- Exercise prompt -
Find every line with the word "chart". Copy those lines.

- Data excerpt -
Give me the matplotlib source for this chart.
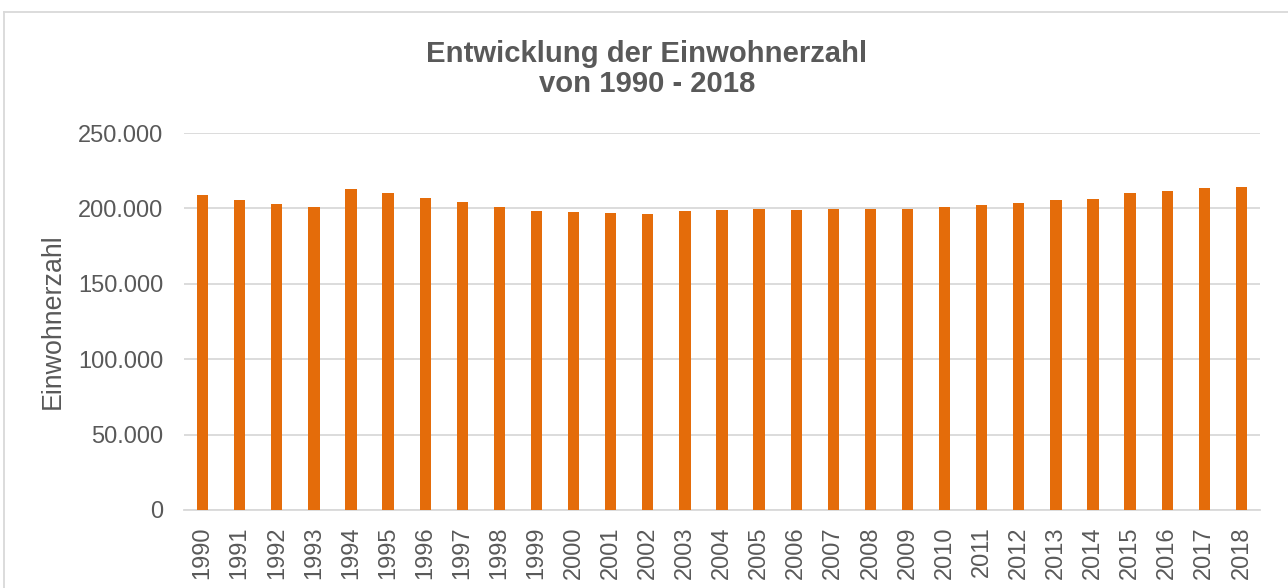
import matplotlib
matplotlib.use("Agg")
import matplotlib.pyplot as plt
from matplotlib.lines import Line2D
from matplotlib.ticker import FuncFormatter, MultipleLocator

plt.rcParams['font.family'] = ['Liberation Sans', 'DejaVu Sans']

years = [str(y) for y in range(1990, 2019)]
einwohner = [208900, 205800, 202900, 200900, 213100, 210400, 207100, 204300,
             201100, 198300, 197300, 196900, 196500, 198300, 199100, 199600,
             199100, 199600, 199600, 199800, 201100, 202400, 203800, 205600,
             206200, 210400, 211800, 213500, 214400]

title = "Entwicklung der Einwohnerzahl\nvon 1990 - 2018"
ylabel = "Einwohnerzahl"

text_color = "#595959"
bar_color = "#E46C0A"
grid_color = "#D9D9D9"

fig = plt.figure(figsize=(12.88, 5.88), dpi=100)
W, H = 1288, 588
ax_left, ax_right, ax_top, ax_bottom = 184, 1260, 133, 510
ax = fig.add_axes([ax_left / W, 1 - ax_bottom / H, (ax_right - ax_left) / W, (ax_bottom - ax_top) / H])

x = list(range(len(years)))
ax.bar(x, einwohner, width=0.305, color=bar_color, zorder=3)

ax.set_xlim(-0.5, len(years) - 0.5)
ax.set_ylim(0, 250000)
ax.yaxis.set_major_locator(MultipleLocator(50000))
ax.yaxis.set_major_formatter(FuncFormatter(lambda v, p: f"{int(v):,}".replace(",", ".")))
ax.set_xticks(x)
ax.set_xticklabels(years, rotation=90)

ax.grid(axis='y', color=grid_color, linewidth=1.3, zorder=0)
for s in ['top', 'right', 'left']:
    ax.spines[s].set_visible(False)
ax.spines['bottom'].set_color(grid_color)
ax.spines['bottom'].set_linewidth(1.3)
ax.tick_params(axis='both', length=0, colors=text_color, labelsize=17)
ax.tick_params(axis='y', pad=15)
ax.tick_params(axis='x', pad=12)

ax.set_ylabel(ylabel, fontsize=19.3, color=text_color)
ax.yaxis.label.set_va('center')
ax.yaxis.set_label_coords((53 - ax_left) / (ax_right - ax_left), 0.5)

fig.text(647 / W, 1 - 69 / H, title, ha='center', va='center', fontsize=21.1,
         fontweight='bold', color=text_color, linespacing=1.05)

# chart border (left and top edges visible)
fig.add_artist(Line2D([4 / W, 4 / W], [0, 1 - 12 / H], color=grid_color, linewidth=1.3,
                      transform=fig.transFigure))
fig.add_artist(Line2D([4 / W, 1], [1 - 12 / H, 1 - 12 / H], color=grid_color, linewidth=1.3,
                      transform=fig.transFigure))

fig.savefig("out.png", dpi=100, facecolor='white')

- Result -
Give me the matplotlib source for this chart.
# chart border (left and top edges visible)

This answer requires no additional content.